↓↓↓
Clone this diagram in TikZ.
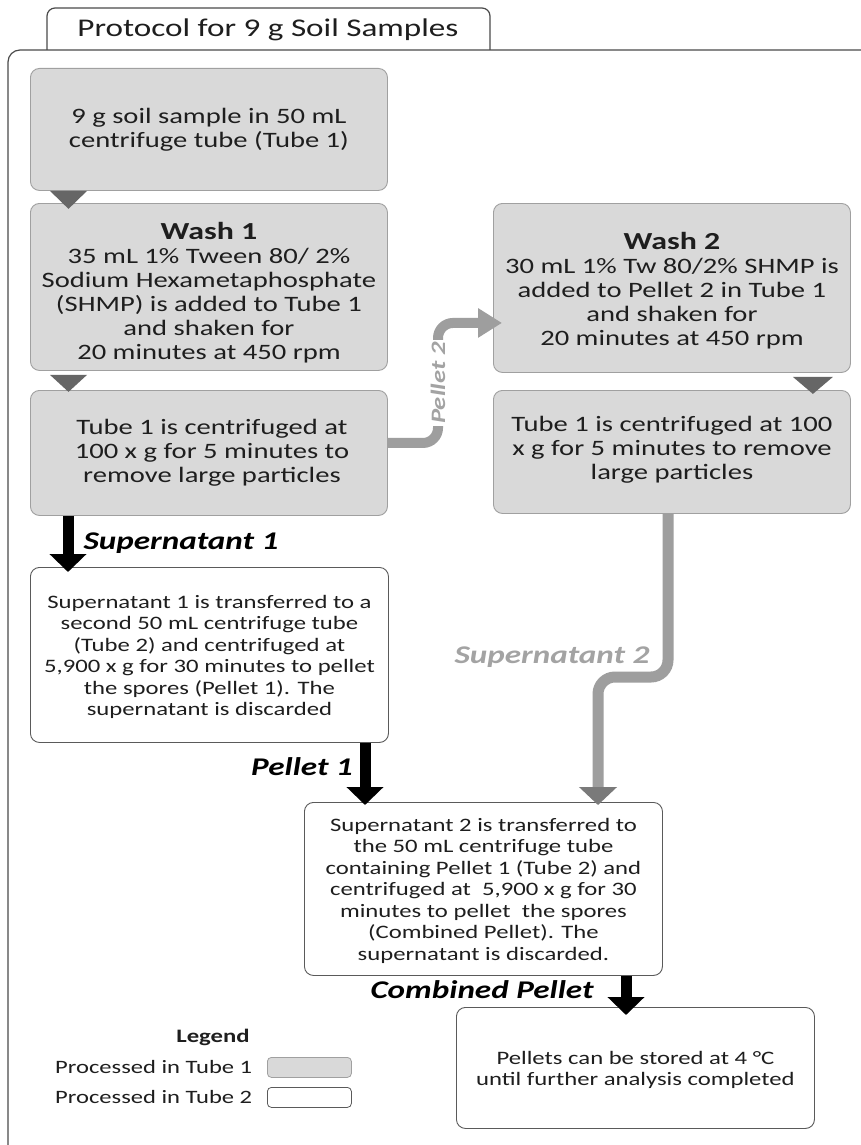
\documentclass[tikz,border=0pt]{standalone}
\usepackage{fontspec}
\setmainfont{Carlito}[FakeStretch=1.3]
\usetikzlibrary{arrows.meta,calc}
\definecolor{boxgray}{HTML}{D9D9D9}
\definecolor{grayedge}{HTML}{A0A0A0}
\definecolor{whiteedge}{HTML}{5A5A5A}
\definecolor{chevron}{HTML}{666666}
\definecolor{flowgray}{HTML}{9E9E9E}
\definecolor{flowhead}{HTML}{7A7A7A}
\definecolor{framecol}{HTML}{4A4A4A}
\definecolor{labelgray}{HTML}{A3A3A3}
\definecolor{bodytext}{HTML}{1E1E1E}
\newcommand{\washtitlefont}{\fontsize{24.5}{26}\selectfont\bfseries}
\begin{document}
\begin{tikzpicture}[x=1pt,y=-1pt,
 tubeone/.style={draw=grayedge, fill=boxgray, rounded corners=9pt, line width=0.9pt, anchor=north west, inner sep=0pt},
 tubetwo/.style={draw=whiteedge, fill=white, rounded corners=9pt, line width=0.9pt, anchor=north west, inner sep=0pt},
 onetext/.style={align=center, inner sep=0pt, text=bodytext, font=\fontsize{22}{24}\selectfont},
 twotext/.style={align=center, inner sep=0pt, text=bodytext, font=\fontsize{19}{21.5}\selectfont},
 blackflow/.style={line width=11pt, -{Triangle[width=36pt,length=18pt]}},
 grayflow/.style={draw=flowgray, line width=11pt, -{Triangle[width=37pt,length=18pt,color=flowhead]}},
 flowlabel/.style={font=\fontsize{25.5}{25.5}\selectfont\bfseries\itshape, inner sep=0pt},
 chev/.style={fill=chevron},
 legendtext/.style={font=\fontsize{18.9}{19}\selectfont, inner sep=0pt, anchor=west, text=bodytext},
 swatch/.style={rounded corners=4pt, line width=0.8pt, minimum width=84pt, minimum height=20pt, inner sep=0pt, anchor=north west}]
\useasboundingbox (0,0) rectangle (861,1145);
\fill[white] (0,0) rectangle (861,1145);
% frame and tab
\draw[framecol, line width=1.2pt, fill=white, rounded corners=8pt] (47,50) -- (47,8) -- (490,8) -- (490,50);
\draw[framecol, line width=1.2pt, rounded corners=12pt] (875,50) -| (8,1160);
\node[font=\fontsize{25.5}{25.5}\selectfont, inner sep=0pt, text=bodytext] (title) at (268,30) {Protocol for 9 g Soil Samples};
% boxes
\node[tubeone, minimum width=357pt, minimum height=122pt] (a) at (30,68) {};
\node[onetext] (ta) at (a.center) {9 g soil sample in 50 mL\\centrifuge tube (Tube 1)};
\node[tubeone, minimum width=357pt, minimum height=167pt] (w1) at (30,203) {};
\node[onetext] (tw1) at ([yshift=-6pt]w1.center) {{\washtitlefont Wash 1}\\35 mL 1\% Tween 80/ 2\%\\Sodium Hexametaphosphate\\(SHMP) is added to Tube 1\\and shaken for\\20 minutes at 450 rpm};
\node[tubeone, minimum width=357pt, minimum height=125pt] (c) at (30,390) {};
\node[onetext] (tc) at ([xshift=3pt]c.center) {Tube 1 is centrifuged at\\100 x g for 5 minutes to\\remove large particles};
\node[tubeone, minimum width=357pt, minimum height=169pt] (w2) at (493,203) {};
\node[onetext] (tw2) at ([yshift=-3pt]w2.center) {{\washtitlefont Wash 2}\\30 mL 1\% Tw 80/2\% SHMP is\\added to Pellet 2 in Tube 1\\and shaken for\\20 minutes at 450 rpm};
\node[tubeone, minimum width=357pt, minimum height=123pt] (e) at (493,390) {};
\node[onetext] (te) at ([yshift=2pt]e.center) {Tube 1 is centrifuged at 100\\x g for 5 minutes to remove\\large particles};
\node[tubetwo, minimum width=358pt, minimum height=175pt] (f) at (30,567) {};
\node[twotext] (tf) at ([yshift=-2pt]f.center) {Supernatant 1 is transferred to a\\second 50 mL centrifuge tube\\(Tube 2) and centrifuged at\\5,900 x g for 30 minutes to pellet\\the spores (Pellet 1). The\\supernatant is discarded};
\node[tubetwo, minimum width=358pt, minimum height=173pt] (g) at (304,802) {};
\node[twotext] (tg) at ([yshift=-1.5pt]g.center) {Supernatant 2 is transferred to\\the 50 mL centrifuge tube\\containing Pellet 1 (Tube 2) and\\centrifuged at \ 5,900 x g for 30\\minutes to pellet \ the spores\\(Combined Pellet). The\\supernatant is discarded.};
\node[tubetwo, minimum width=358pt, minimum height=121pt] (h) at (456,1007) {};
\node[twotext] (th) at ([yshift=-2pt]h.center) {Pellets can be stored at 4 °C\\until further analysis completed};
% chevrons
\fill[chev] ([xshift=20pt]a.south west) -- ([xshift=57pt]a.south west) -- ([xshift=38.5pt,yshift=-18pt]a.south west) -- cycle;
\fill[chev] ([xshift=20pt,yshift=-4pt]w1.south west) -- ([xshift=57pt,yshift=-4pt]w1.south west) -- ([xshift=38.5pt,yshift=-21pt]w1.south west) -- cycle;
\fill[chev] ([xshift=-58pt,yshift=-4pt]w2.south east) -- ([xshift=-18pt,yshift=-4pt]w2.south east) -- ([xshift=-38pt,yshift=-21pt]w2.south east) -- cycle;
% black flows
\draw[blackflow] ([xshift=38pt]c.south west) -- ([xshift=38pt,yshift=-5pt]f.north west);
\draw[blackflow] ([xshift=335pt]f.south west) -- ([xshift=61pt,yshift=-3pt]g.north west);
\draw[blackflow] ([xshift=322pt]g.south west) -- ([xshift=170pt,yshift=-8pt]h.north west);
\node[flowlabel] (l1) at (181,543) {Supernatant 1};
\node[flowlabel] (l2) at (302,767) {Pellet 1};
\node[flowlabel] (l3) at (482,990) {Combined Pellet};
% gray flows
\coordinate (s2bend) at (633,677);
\draw[grayflow] ([xshift=175pt]e.south west) [rounded corners=17pt] |- (s2bend) -| ([xshift=294pt,yshift=-3pt]g.north west);
\node[flowlabel, text=labelgray] (l4) at (552,657) {Supernatant 2};
\coordinate (p2bend) at (438,383);
\draw[draw=flowgray, line width=10pt, -{Triangle[width=28pt,length=24pt,color=flowgray]}] ([yshift=10pt]c.east) [rounded corners=15pt] -| (p2bend) |- ([xshift=9pt,yshift=-35pt]w2.west);
\node[text=labelgray, fill=white, rotate=90, inner sep=2pt, font=\fontsize{20.5}{21}\selectfont\bfseries\itshape] (l5) at (p2bend) {Pellet 2};
% legend
\node[font=\fontsize{19}{19}\selectfont\bfseries, inner sep=0pt, text=bodytext] (leg) at (213,1037) {Legend};
\node[legendtext] (t1) at (55,1067) {Processed in Tube 1};
\node[legendtext] (t2) at (55,1097) {Processed in Tube 2};
\node[swatch, draw=grayedge, fill=boxgray] (s1) at (267,1057) {};
\node[swatch, draw=whiteedge, fill=white] (s2) at (267,1087) {};
\end{tikzpicture}
\end{document}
↑↑↑
_Short exercise_
Omit every picture, then repeat the remaining data exactly as it appears above.

_Completed task_
Clone this diagram in TikZ.
\documentclass[tikz,border=0pt]{standalone}
\usepackage{fontspec}
\setmainfont{Carlito}[FakeStretch=1.3]
\usetikzlibrary{arrows.meta,calc}
\definecolor{boxgray}{HTML}{D9D9D9}
\definecolor{grayedge}{HTML}{A0A0A0}
\definecolor{whiteedge}{HTML}{5A5A5A}
\definecolor{chevron}{HTML}{666666}
\definecolor{flowgray}{HTML}{9E9E9E}
\definecolor{flowhead}{HTML}{7A7A7A}
\definecolor{framecol}{HTML}{4A4A4A}
\definecolor{labelgray}{HTML}{A3A3A3}
\definecolor{bodytext}{HTML}{1E1E1E}
\newcommand{\washtitlefont}{\fontsize{24.5}{26}\selectfont\bfseries}
\begin{document}
\begin{tikzpicture}[x=1pt,y=-1pt,
 tubeone/.style={draw=grayedge, fill=boxgray, rounded corners=9pt, line width=0.9pt, anchor=north west, inner sep=0pt},
 tubetwo/.style={draw=whiteedge, fill=white, rounded corners=9pt, line width=0.9pt, anchor=north west, inner sep=0pt},
 onetext/.style={align=center, inner sep=0pt, text=bodytext, font=\fontsize{22}{24}\selectfont},
 twotext/.style={align=center, inner sep=0pt, text=bodytext, font=\fontsize{19}{21.5}\selectfont},
 blackflow/.style={line width=11pt, -{Triangle[width=36pt,length=18pt]}},
 grayflow/.style={draw=flowgray, line width=11pt, -{Triangle[width=37pt,length=18pt,color=flowhead]}},
 flowlabel/.style={font=\fontsize{25.5}{25.5}\selectfont\bfseries\itshape, inner sep=0pt},
 chev/.style={fill=chevron},
 legendtext/.style={font=\fontsize{18.9}{19}\selectfont, inner sep=0pt, anchor=west, text=bodytext},
 swatch/.style={rounded corners=4pt, line width=0.8pt, minimum width=84pt, minimum height=20pt, inner sep=0pt, anchor=north west}]
\useasboundingbox (0,0) rectangle (861,1145);
\fill[white] (0,0) rectangle (861,1145);
% frame and tab
\draw[framecol, line width=1.2pt, fill=white, rounded corners=8pt] (47,50) -- (47,8) -- (490,8) -- (490,50);
\draw[framecol, line width=1.2pt, rounded corners=12pt] (875,50) -| (8,1160);
\node[font=\fontsize{25.5}{25.5}\selectfont, inner sep=0pt, text=bodytext] (title) at (268,30) {Protocol for 9 g Soil Samples};
% boxes
\node[tubeone, minimum width=357pt, minimum height=122pt] (a) at (30,68) {};
\node[onetext] (ta) at (a.center) {9 g soil sample in 50 mL\\centrifuge tube (Tube 1)};
\node[tubeone, minimum width=357pt, minimum height=167pt] (w1) at (30,203) {};
\node[onetext] (tw1) at ([yshift=-6pt]w1.center) {{\washtitlefont Wash 1}\\35 mL 1\% Tween 80/ 2\%\\Sodium Hexametaphosphate\\(SHMP) is added to Tube 1\\and shaken for\\20 minutes at 450 rpm};
\node[tubeone, minimum width=357pt, minimum height=125pt] (c) at (30,390) {};
\node[onetext] (tc) at ([xshift=3pt]c.center) {Tube 1 is centrifuged at\\100 x g for 5 minutes to\\remove large particles};
\node[tubeone, minimum width=357pt, minimum height=169pt] (w2) at (493,203) {};
\node[onetext] (tw2) at ([yshift=-3pt]w2.center) {{\washtitlefont Wash 2}\\30 mL 1\% Tw 80/2\% SHMP is\\added to Pellet 2 in Tube 1\\and shaken for\\20 minutes at 450 rpm};
\node[tubeone, minimum width=357pt, minimum height=123pt] (e) at (493,390) {};
\node[onetext] (te) at ([yshift=2pt]e.center) {Tube 1 is centrifuged at 100\\x g for 5 minutes to remove\\large particles};
\node[tubetwo, minimum width=358pt, minimum height=175pt] (f) at (30,567) {};
\node[twotext] (tf) at ([yshift=-2pt]f.center) {Supernatant 1 is transferred to a\\second 50 mL centrifuge tube\\(Tube 2) and centrifuged at\\5,900 x g for 30 minutes to pellet\\the spores (Pellet 1). The\\supernatant is discarded};
\node[tubetwo, minimum width=358pt, minimum height=173pt] (g) at (304,802) {};
\node[twotext] (tg) at ([yshift=-1.5pt]g.center) {Supernatant 2 is transferred to\\the 50 mL centrifuge tube\\containing Pellet 1 (Tube 2) and\\centrifuged at \ 5,900 x g for 30\\minutes to pellet \ the spores\\(Combined Pellet). The\\supernatant is discarded.};
\node[tubetwo, minimum width=358pt, minimum height=121pt] (h) at (456,1007) {};
\node[twotext] (th) at ([yshift=-2pt]h.center) {Pellets can be stored at 4 °C\\until further analysis completed};
% chevrons
\fill[chev] ([xshift=20pt]a.south west) -- ([xshift=57pt]a.south west) -- ([xshift=38.5pt,yshift=-18pt]a.south west) -- cycle;
\fill[chev] ([xshift=20pt,yshift=-4pt]w1.south west) -- ([xshift=57pt,yshift=-4pt]w1.south west) -- ([xshift=38.5pt,yshift=-21pt]w1.south west) -- cycle;
\fill[chev] ([xshift=-58pt,yshift=-4pt]w2.south east) -- ([xshift=-18pt,yshift=-4pt]w2.south east) -- ([xshift=-38pt,yshift=-21pt]w2.south east) -- cycle;
% black flows
\draw[blackflow] ([xshift=38pt]c.south west) -- ([xshift=38pt,yshift=-5pt]f.north west);
\draw[blackflow] ([xshift=335pt]f.south west) -- ([xshift=61pt,yshift=-3pt]g.north west);
\draw[blackflow] ([xshift=322pt]g.south west) -- ([xshift=170pt,yshift=-8pt]h.north west);
\node[flowlabel] (l1) at (181,543) {Supernatant 1};
\node[flowlabel] (l2) at (302,767) {Pellet 1};
\node[flowlabel] (l3) at (482,990) {Combined Pellet};
% gray flows
\coordinate (s2bend) at (633,677);
\draw[grayflow] ([xshift=175pt]e.south west) [rounded corners=17pt] |- (s2bend) -| ([xshift=294pt,yshift=-3pt]g.north west);
\node[flowlabel, text=labelgray] (l4) at (552,657) {Supernatant 2};
\coordinate (p2bend) at (438,383);
\draw[draw=flowgray, line width=10pt, -{Triangle[width=28pt,length=24pt,color=flowgray]}] ([yshift=10pt]c.east) [rounded corners=15pt] -| (p2bend) |- ([xshift=9pt,yshift=-35pt]w2.west);
\node[text=labelgray, fill=white, rotate=90, inner sep=2pt, font=\fontsize{20.5}{21}\selectfont\bfseries\itshape] (l5) at (p2bend) {Pellet 2};
% legend
\node[font=\fontsize{19}{19}\selectfont\bfseries, inner sep=0pt, text=bodytext] (leg) at (213,1037) {Legend};
\node[legendtext] (t1) at (55,1067) {Processed in Tube 1};
\node[legendtext] (t2) at (55,1097) {Processed in Tube 2};
\node[swatch, draw=grayedge, fill=boxgray] (s1) at (267,1057) {};
\node[swatch, draw=whiteedge, fill=white] (s2) at (267,1087) {};
\end{tikzpicture}
\end{document}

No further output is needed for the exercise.